Rapper MCK Forbidden to Leave Angola
The Angolan immigration services have barred the well-known rapper MCK, from leaving Luanda’s International Airport, to perform at a Rap Festival in Brazil on November 26.
MCK told Maka Angola that the immigration officials told him that they had “superior orders” to prevent him from leaving the country.
According to the rapper, he asked the immigration authorities “whether this order was based on some legal procedures, whether there was a problem with his passport or visa.”
” They only told me that these were ‘superior orders’ and that the instructions were that they should return my passport only after the TAAG [Angolan airliner] flight for Rio de Janeiro had left,” said MCK.

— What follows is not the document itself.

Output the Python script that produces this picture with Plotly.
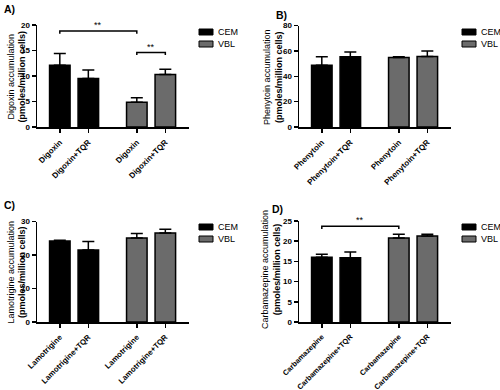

Once the plane had taken off, the immigration officials returned the passports and the boarding passes of MCK and his back up singer, Toy Fox.
Maka Angola tried repeatedly to speak to the immigration services authorities but none of our telephone calls were returned.
João Faria, a lawyer, told Maka Angola that ” this kind of prohibition is only possible if it is based on a legal warrant. In this case, where the person in question does not know of any legal procedures against him, what happened is an arbitrary administrative act.
“MCK should lodge a legal complaint against an illegal act by public authorities to clarify his situation so his freedom of movement can be restored, and travel freely,” the lawyer suggested.
The Rap Festival
According to a press release, a central act of the festival will be ” the tribute to the legendary rapper from São Paulo [City] Sabotage (1973-2003) […] One of the highpoints will also be the presence of one of the ten most influential rappers in Africa: the Angolan MCK.” The Rap Festival bills MCK as having “had an extraordinary musical career, and his music tries to help build a better world.”
MCK has been an outstanding civic activist. In the last months, he has dedicated his shows to the liberation of the 15 political prisoners currently on trial. MCK has also been working to raise funds for their families.
One of the political prisoners, the rapper Luaty Beirão, has been featured in all of MCK’s albums. They performed the duet “The bullet pains” in the most recent album “Proibido Ouvir Isso” [Forbidden to Hear This].”
“They always promise us food/ But only give us a beating/ But they too spit bullets which is painful/The bullet is painful, the bullet is painful…Words fitted with hidden explosives/ Hope has been wounded,” sing Luaty Beirão and MCK together.
Being long-time critics of the authorities in power, MCK and Luaty Beirão, express in their lyrics such sentiments as “It was not Libya [Arab Spring of 2011] that inspired me/ I am a product of your government/ Revolted I am.”
The artists also refer to the speech in which Jose Eduardo dos Santos tried to justify his incompetence or lack of political will to tend to the poor by saying, “When I was born, there already was poverty.” MCK, in his 2011 album wonders why “these paper tigers are so scared of Luaty.” Prophetic words, indeed. Recently, Luaty shook up the regime with his 36-day hunger strike to protest his illegal detention.
” All those who think differently are being subjected to political persecution,” said MCK.
In the trial of the activists, accused of planning a rebellion and trying to assassinate President Eduardo dos Santos, the name MCK features in the make-believe Government of Salvation and National Unity as Culture Minister. The list was downloaded from the Internet by the public prosecutor’s office , and entered in the file case as evidence of rebellion.
As it is widely known, this list was a mere playful exercise with friends by the lawyer Albano Pedro on his Facebook page. His friends on Facebook voted MCK Minister of Culture, and the list had nothing to do with the political prisoners.
Recent activities of MCK have made him a target of the authorities. “The show I put on with Bonga [Angola’s most renowned musician] on September 11 in Portugal had huge coverage in the Portuguese media and shook the defenders of the regime by appealing for freedom and respect for human rights.”
The artist says more than five shows have been forbidden to open in Luanda and Benguela. He also refers to the many acts of harassment by the police due to his critical stance on the regime.
In 2003, MCK shot to fame after the brutal killing of a 27-year old fan, and car washer Arsénio Sebastião “Cherokee” by members of the Presidential Guard Unit. “Cherokee” was singing a tune by MCK “The Techniques, the Causes and Consequences” while washing cars at the Mussulo’s Quay. Members of the Presidential Guard Unit dragged him into the sea, in plain sight of beach goers and passers by, and drowned him for the sole crime of having been singing a tune by MCK.
Since then, the rapper has become one of the key voices through his music in the fight for the freedom of expression, for human rights, and for democracy.